Understanding the inherent risk in property valuation

Ben Elder FRICS

RICS Global Director of Valuation (RICS)

Risk is a word that is frequently used but less often well understood. Property valuation is an area of surveyors’ work where so much rests on the professional advice given to the client. We have updated our risk, liability and insurance in valuation work, guidance note.


The purpose of the update is to assist valuers and their clients to understand the inherent risk in property valuation. By better understanding the risk, valuers and their clients can manage it, make informed decisions relating to what the clients want to use the valuation for, the scope of the work required and the commercial pricing of the work.

Stakeholder concerns

A number of stakeholders, including, clients, insurers and firms undertaking valuation work identified concerns in the aftermath of the global financial crisis a decade ago. They suggested that in order to ensure the future sustainability of valuation as a professional service, improvement in the understanding of the risk inherent in valuation work was needed amongst valuers and also those procuring and relying upon the valuations themselves.

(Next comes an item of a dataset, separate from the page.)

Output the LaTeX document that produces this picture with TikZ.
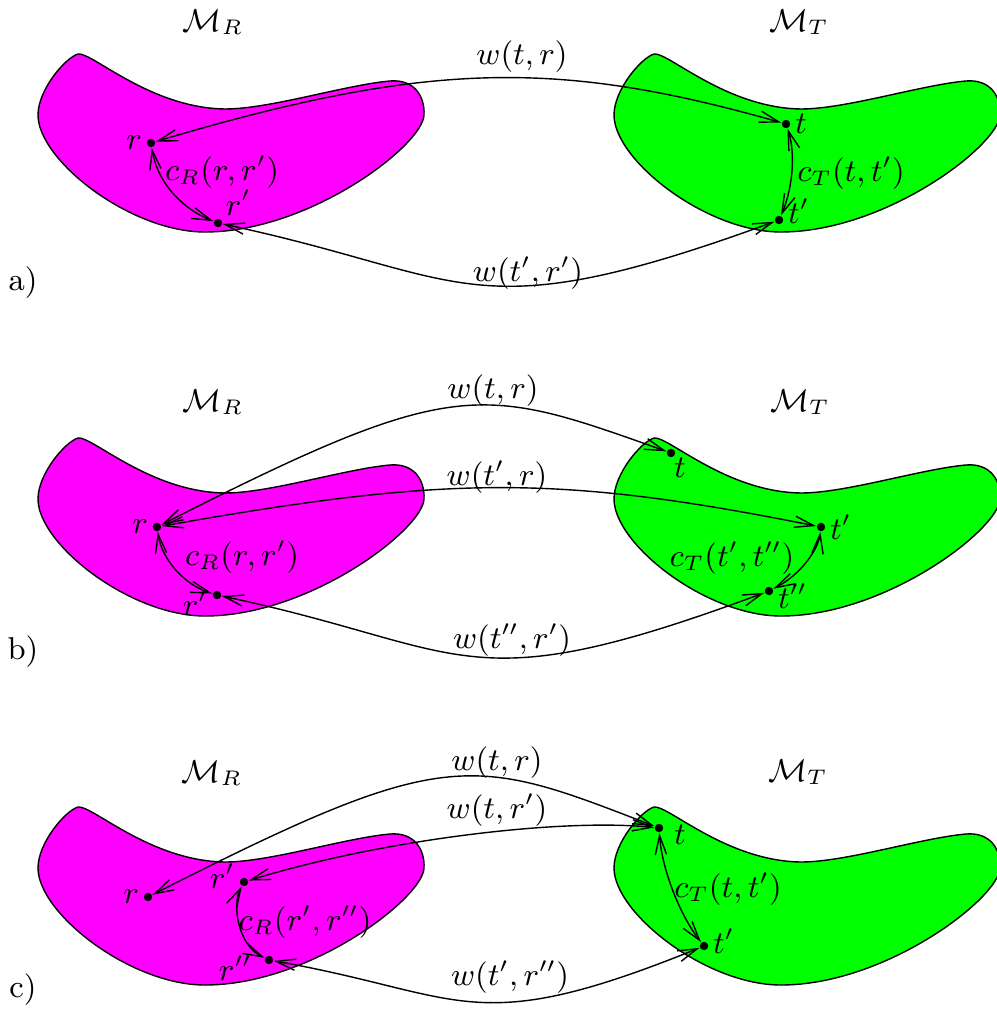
\documentclass[tikz,border=0pt]{standalone}
\usetikzlibrary{arrows.meta}
\definecolor{regm}{RGB}{255,0,255}
\definecolor{regt}{RGB}{0,255,0}
\newcommand{\blobpath}{(78,54) .. controls (92,52) and (150,108) .. (225,109)
  .. controls (270,109) and (345,85) .. (390,81)
  .. controls (414,79) and (425,96) .. (424,115)
  .. controls (423,145) and (310,232) .. (205,232)
  .. controls (130,232) and (38,160) .. (38,115)
  .. controls (38,90) and (65,58) .. cycle}
\tikzset{
  pt/.style={circle,fill,inner sep=0pt,minimum size=2.4pt},
  link/.style={<->,>={Straight Barb[length=5.5pt,width=3.2pt]}},
  every label/.style={inner sep=1pt}
}
\begin{document}
\begin{tikzpicture}[x=0.01cm,y=-0.01cm,font=\small]
  \useasboundingbox (0,0) rectangle (996,1016);
  % the two manifolds in each row
  \foreach \dy in {0,384,753}{
    \filldraw[fill=regm,shift={(0,\dy)}] \blobpath;
    \filldraw[fill=regt,shift={(576,\dy)}] \blobpath;
  }

  % a)
  \node (mra) at (213,22) {$\mathcal{M}_R$};
  \node (mta) at (799,22) {$\mathcal{M}_T$};
  \node[pt,label=left:$r$] (ra) at (151,143) {};
  \node[pt,label=above right:$r'$] (rpa) at (218,223) {};
  \node[pt,label=right:$t$] (ta) at (786,124) {};
  \node[pt,label={[yshift=2.5pt]right:$t'$}] (tpa) at (779,220) {};
  \draw[link] (ta) .. controls (560,60) and (430,60) .. (ra);
  \draw[link] (rpa) .. controls (472,277) and (469,333) .. (tpa);
  \draw[link] (ra) .. controls (158,185) and (185,210) .. (rpa);
  \draw[link] (ta) .. controls (796,155) and (792,190) .. (tpa);
  \node (wtra) at (522,57) {$w(t,r)$};
  \node (wtpa) at (528,273) {$w(t',r')$};
  \node (cra) at (222,172) {$c_R(r,r')$};
  \node (cta) at (851,173) {$c_T(t,t')$};
  \node (pa) at (23,283) {a)};

  % b)
  \node (mrb) at (213,402) {$\mathcal{M}_R$};
  \node (mtb) at (800,402) {$\mathcal{M}_T$};
  \node[pt,label=left:$r$] (rb) at (157,527) {};
  \node[pt,label={[yshift=-2.3pt]left:$r'$}] (rpb) at (217,595) {};
  \node[pt,label={[inner sep=0pt]-60:$t$}] (tb) at (671,453) {};
  \node[pt,label=right:$t'$] (tpb) at (821,527) {};
  \node[pt,label={[yshift=-1.5pt]right:$t''$}] (tppb) at (769,591) {};
  \draw[link] (rb) .. controls (456,375) and (480,385) .. (tb);
  \draw[link] (rb) .. controls (450,475) and (560,475) .. (tpb);
  \draw[link] (rpb) .. controls (472,649) and (462,705) .. (tppb);
  \draw[link] (rb) .. controls (162,560) and (185,585) .. (rpb);
  \draw[link] (tpb) .. controls (818,550) and (800,575) .. (tppb);
  \node (wtrb) at (493,391) {$w(t,r)$};
  \node (wtpb) at (497,477) {$w(t',r)$};
  \node (wtppb) at (512,640) {$w(t'',r')$};
  \node (crb) at (242,557) {$c_R(r,r')$};
  \node (ctb) at (732,558) {$c_T(t',t'')$};
  \node (pb) at (23,652) {b)};

  % c)
  \node (mrc) at (212,773) {$\mathcal{M}_R$};
  \node (mtc) at (798,772) {$\mathcal{M}_T$};
  \node[pt,label=left:$r$] (rc) at (148,897) {};
  \node[pt,label={[yshift=1.7pt]left:$r'$}] (rpc) at (244,882) {};
  \node[pt,label={[xshift=-2.3pt,yshift=-2.3pt]left:$r''$}] (rppc) at (269,960) {};
  \node[pt,label={[xshift=1.7pt,yshift=-2pt]right:$t$}] (tc) at (659,828) {};
  \node[pt,label={[yshift=1.4pt]right:$t'$}] (tpc) at (704,946) {};
  \draw[link] (rc) .. controls (447,745) and (471,755) .. (tc);
  \draw[link] (rpc) .. controls (380,840) and (560,818) .. (tc);
  \draw[link] (rppc) .. controls (466,995) and (472,1040) .. (tpc);
  \draw[link] (rpc) .. controls (232,905) and (238,945) .. (rppc);
  \draw[link] (tc) .. controls (662,870) and (680,915) .. (tpc);
  \node (wtrc) at (497,763) {$w(t,r)$};
  \node (wtrpc) at (497,810) {$w(t,r')$};
  \node (wtpc) at (510,977) {$w(t',r'')$};
  \node (crc) at (305,922) {$c_R(r',r'')$};
  \node (ctc) at (728,889) {$c_T(t,t')$};
  \node (pc) at (23,990) {c)};
\end{tikzpicture}
\end{document}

The first edition of RICS’ guidance note on Risk, liability and insurance in valuation work was published in 2013. This iteration brings the guidance note up to date on market practice and case law which have developed in the intervening years and provides greater focus on specific market sectors.

Key principles and issues

While this is at times a highly technical and legalistic subject, the guidance note summarises in straightforward terms the key principles and issues that need to be taken into account. In particular, the guidance note focuses upon providing a practical guide to the following:

  • The courts approach to valuers’ liabilities
  • The appropriate use of liability caps
  • Dealing with requests for additional parties other than the client to be able to rely upon the valuation
  • The terms of the valuation contract
  • Professional indemnity insurance (PII)
  • Dispute resolution

Recognising that some of the issues differ across market sectors, three completely new appendices have been included covering:

  • Residential valuations and building surveys
  • Valuations for commercial lending
  • Valuations for investment funds and public offerings

The availability of professional valuation services is central to the effective functioning of the economy.  Enabling valuers and clients alike to have proper regard to the risk entailed in valuation, will help to ensure the long-term provision of the service, backed by PII, and most importantly, that future problems are avoided.